##### INPUT MATERIAL #####

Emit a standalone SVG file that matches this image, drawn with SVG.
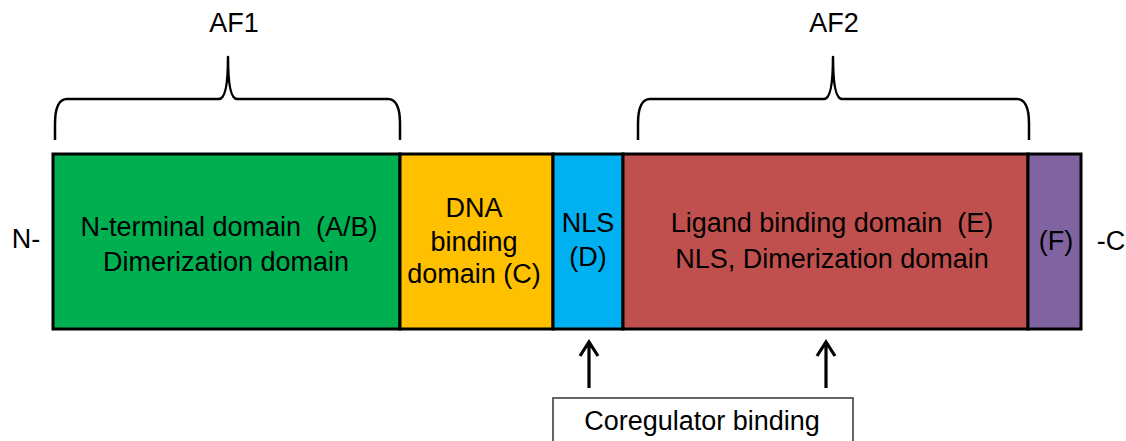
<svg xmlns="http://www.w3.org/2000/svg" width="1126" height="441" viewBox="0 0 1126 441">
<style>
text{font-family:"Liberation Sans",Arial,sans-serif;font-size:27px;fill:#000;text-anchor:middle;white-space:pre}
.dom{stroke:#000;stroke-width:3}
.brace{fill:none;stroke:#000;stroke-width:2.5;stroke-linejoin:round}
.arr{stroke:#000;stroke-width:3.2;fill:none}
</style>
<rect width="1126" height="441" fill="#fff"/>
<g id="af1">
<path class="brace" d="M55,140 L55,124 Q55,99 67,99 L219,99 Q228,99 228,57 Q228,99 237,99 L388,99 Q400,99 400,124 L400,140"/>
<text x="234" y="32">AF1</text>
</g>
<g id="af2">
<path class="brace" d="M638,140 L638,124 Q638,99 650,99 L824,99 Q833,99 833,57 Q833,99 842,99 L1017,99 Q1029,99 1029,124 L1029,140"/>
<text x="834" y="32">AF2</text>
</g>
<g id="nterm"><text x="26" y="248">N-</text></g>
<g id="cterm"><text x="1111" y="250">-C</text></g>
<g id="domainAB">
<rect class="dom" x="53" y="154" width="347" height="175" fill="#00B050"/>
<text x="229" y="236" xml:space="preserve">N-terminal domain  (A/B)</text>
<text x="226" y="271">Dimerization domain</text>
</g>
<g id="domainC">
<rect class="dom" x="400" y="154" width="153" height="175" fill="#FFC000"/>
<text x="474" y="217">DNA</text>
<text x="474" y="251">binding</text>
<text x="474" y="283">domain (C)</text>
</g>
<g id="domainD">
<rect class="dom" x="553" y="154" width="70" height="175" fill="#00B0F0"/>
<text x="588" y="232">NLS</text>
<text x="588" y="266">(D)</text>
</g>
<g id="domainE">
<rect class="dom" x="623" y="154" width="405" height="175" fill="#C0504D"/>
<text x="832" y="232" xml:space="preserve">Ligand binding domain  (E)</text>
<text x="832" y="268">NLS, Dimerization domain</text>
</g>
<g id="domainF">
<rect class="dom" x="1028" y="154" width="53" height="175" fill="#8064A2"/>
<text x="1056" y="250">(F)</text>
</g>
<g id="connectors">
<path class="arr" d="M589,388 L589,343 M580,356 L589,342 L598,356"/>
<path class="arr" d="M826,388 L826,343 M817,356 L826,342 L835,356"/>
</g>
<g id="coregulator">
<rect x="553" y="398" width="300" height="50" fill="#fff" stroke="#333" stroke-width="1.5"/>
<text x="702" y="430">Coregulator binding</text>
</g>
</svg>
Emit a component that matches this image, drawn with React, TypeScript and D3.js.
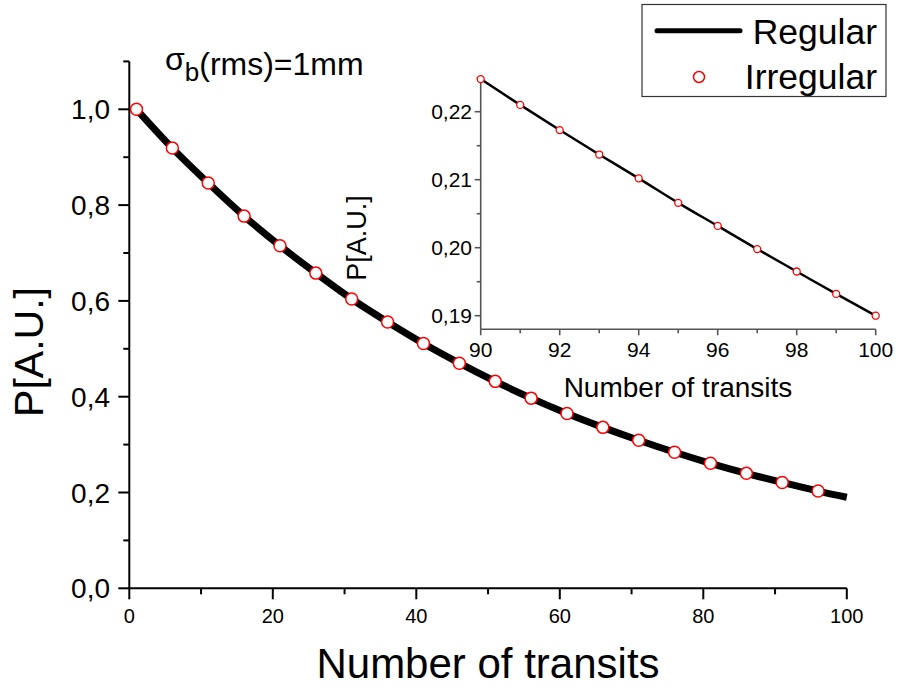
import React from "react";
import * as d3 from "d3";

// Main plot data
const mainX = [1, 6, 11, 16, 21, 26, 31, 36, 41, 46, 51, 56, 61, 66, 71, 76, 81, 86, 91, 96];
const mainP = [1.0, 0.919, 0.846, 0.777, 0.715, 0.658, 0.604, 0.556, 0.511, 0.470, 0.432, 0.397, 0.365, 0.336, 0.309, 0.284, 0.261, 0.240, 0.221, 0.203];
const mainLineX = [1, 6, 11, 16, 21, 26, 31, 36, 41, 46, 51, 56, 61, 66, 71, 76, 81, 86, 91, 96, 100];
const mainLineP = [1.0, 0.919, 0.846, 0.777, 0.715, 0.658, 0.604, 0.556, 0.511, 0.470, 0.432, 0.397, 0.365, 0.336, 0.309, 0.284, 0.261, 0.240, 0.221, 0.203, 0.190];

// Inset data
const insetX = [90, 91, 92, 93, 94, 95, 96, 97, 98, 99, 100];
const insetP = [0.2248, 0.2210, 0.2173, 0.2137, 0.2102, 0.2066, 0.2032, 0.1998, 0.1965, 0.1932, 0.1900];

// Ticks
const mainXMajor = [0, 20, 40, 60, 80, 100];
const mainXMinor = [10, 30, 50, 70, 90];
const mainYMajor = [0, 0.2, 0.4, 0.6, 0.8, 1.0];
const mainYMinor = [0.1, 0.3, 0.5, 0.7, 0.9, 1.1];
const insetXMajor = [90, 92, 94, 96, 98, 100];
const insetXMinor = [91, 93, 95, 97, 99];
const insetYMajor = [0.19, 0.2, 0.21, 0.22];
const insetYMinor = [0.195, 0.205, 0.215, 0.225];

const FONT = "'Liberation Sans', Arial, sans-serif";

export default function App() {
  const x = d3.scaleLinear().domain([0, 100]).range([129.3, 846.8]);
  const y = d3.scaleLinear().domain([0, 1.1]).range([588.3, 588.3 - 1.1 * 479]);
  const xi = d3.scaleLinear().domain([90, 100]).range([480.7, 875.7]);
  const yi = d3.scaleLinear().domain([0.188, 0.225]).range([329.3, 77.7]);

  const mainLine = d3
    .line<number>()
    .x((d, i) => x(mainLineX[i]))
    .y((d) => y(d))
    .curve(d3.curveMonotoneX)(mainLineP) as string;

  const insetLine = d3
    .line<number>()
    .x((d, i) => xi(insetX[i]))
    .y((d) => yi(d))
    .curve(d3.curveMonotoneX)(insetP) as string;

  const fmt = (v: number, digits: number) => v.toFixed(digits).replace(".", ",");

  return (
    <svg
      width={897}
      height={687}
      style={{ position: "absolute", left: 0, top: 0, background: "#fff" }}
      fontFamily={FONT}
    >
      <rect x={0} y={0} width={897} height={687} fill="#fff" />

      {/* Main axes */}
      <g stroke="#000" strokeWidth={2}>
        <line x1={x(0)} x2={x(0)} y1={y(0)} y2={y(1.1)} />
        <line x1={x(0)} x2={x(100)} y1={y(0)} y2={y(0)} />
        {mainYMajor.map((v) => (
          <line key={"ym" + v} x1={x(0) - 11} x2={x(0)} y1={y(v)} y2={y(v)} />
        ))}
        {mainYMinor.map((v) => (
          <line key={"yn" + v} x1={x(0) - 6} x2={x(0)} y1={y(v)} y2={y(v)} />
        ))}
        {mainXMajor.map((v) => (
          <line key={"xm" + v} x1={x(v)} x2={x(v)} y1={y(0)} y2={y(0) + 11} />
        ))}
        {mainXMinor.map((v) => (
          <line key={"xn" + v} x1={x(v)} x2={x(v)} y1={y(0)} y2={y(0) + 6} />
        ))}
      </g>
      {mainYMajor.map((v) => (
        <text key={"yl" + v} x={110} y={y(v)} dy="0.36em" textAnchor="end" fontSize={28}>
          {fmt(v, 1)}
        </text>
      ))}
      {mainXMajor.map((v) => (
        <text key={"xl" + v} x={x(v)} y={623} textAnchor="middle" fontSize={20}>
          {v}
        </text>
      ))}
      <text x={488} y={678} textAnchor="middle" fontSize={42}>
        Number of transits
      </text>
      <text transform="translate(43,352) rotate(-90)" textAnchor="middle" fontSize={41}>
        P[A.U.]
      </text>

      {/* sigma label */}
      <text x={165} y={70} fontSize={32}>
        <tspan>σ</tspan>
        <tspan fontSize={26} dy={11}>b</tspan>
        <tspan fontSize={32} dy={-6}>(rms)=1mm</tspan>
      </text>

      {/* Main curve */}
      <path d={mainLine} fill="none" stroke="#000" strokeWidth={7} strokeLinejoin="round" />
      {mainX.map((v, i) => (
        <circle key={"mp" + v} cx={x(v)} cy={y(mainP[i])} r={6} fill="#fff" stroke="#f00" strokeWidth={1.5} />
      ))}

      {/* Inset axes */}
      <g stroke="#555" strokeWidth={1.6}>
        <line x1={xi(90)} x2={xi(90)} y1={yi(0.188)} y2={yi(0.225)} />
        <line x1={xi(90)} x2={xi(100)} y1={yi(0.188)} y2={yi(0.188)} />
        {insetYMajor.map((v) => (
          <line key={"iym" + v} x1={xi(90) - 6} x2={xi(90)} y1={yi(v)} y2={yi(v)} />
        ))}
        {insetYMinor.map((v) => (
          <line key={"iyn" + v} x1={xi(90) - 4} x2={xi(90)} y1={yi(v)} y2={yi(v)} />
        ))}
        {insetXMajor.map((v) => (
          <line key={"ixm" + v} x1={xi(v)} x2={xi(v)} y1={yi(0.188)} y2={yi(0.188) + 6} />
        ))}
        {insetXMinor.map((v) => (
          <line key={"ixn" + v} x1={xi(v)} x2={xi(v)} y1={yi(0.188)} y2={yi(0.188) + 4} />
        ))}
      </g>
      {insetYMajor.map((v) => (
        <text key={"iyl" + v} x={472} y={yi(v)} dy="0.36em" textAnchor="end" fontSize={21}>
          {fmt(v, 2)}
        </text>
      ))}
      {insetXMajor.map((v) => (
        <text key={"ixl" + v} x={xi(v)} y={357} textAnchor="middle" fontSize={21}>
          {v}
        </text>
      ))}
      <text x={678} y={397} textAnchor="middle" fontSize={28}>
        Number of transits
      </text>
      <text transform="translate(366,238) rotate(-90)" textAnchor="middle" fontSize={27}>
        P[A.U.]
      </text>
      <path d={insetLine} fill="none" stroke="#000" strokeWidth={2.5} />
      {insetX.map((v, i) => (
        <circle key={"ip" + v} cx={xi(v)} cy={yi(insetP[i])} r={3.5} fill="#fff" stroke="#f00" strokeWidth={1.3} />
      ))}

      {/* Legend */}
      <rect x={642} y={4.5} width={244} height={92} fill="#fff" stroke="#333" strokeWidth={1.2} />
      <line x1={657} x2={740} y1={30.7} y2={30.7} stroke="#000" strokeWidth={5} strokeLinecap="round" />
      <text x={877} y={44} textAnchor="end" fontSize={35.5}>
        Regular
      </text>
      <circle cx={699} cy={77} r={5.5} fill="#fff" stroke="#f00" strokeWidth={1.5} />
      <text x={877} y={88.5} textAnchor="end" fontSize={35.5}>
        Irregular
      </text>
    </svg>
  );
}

#####

Using the data above, which lines fall from the one with "Emit a component" through the one with "0.221, 0.203, 0.190];"? Repeat them exactly, ends included, minus any pictures.

**CORRECT ANSWER:**
Emit a component that matches this image, drawn with React, TypeScript and D3.js.
import React from "react";
import * as d3 from "d3";

// Main plot data
const mainX = [1, 6, 11, 16, 21, 26, 31, 36, 41, 46, 51, 56, 61, 66, 71, 76, 81, 86, 91, 96];
const mainP = [1.0, 0.919, 0.846, 0.777, 0.715, 0.658, 0.604, 0.556, 0.511, 0.470, 0.432, 0.397, 0.365, 0.336, 0.309, 0.284, 0.261, 0.240, 0.221, 0.203];
const mainLineX = [1, 6, 11, 16, 21, 26, 31, 36, 41, 46, 51, 56, 61, 66, 71, 76, 81, 86, 91, 96, 100];
const mainLineP = [1.0, 0.919, 0.846, 0.777, 0.715, 0.658, 0.604, 0.556, 0.511, 0.470, 0.432, 0.397, 0.365, 0.336, 0.309, 0.284, 0.261, 0.240, 0.221, 0.203, 0.190];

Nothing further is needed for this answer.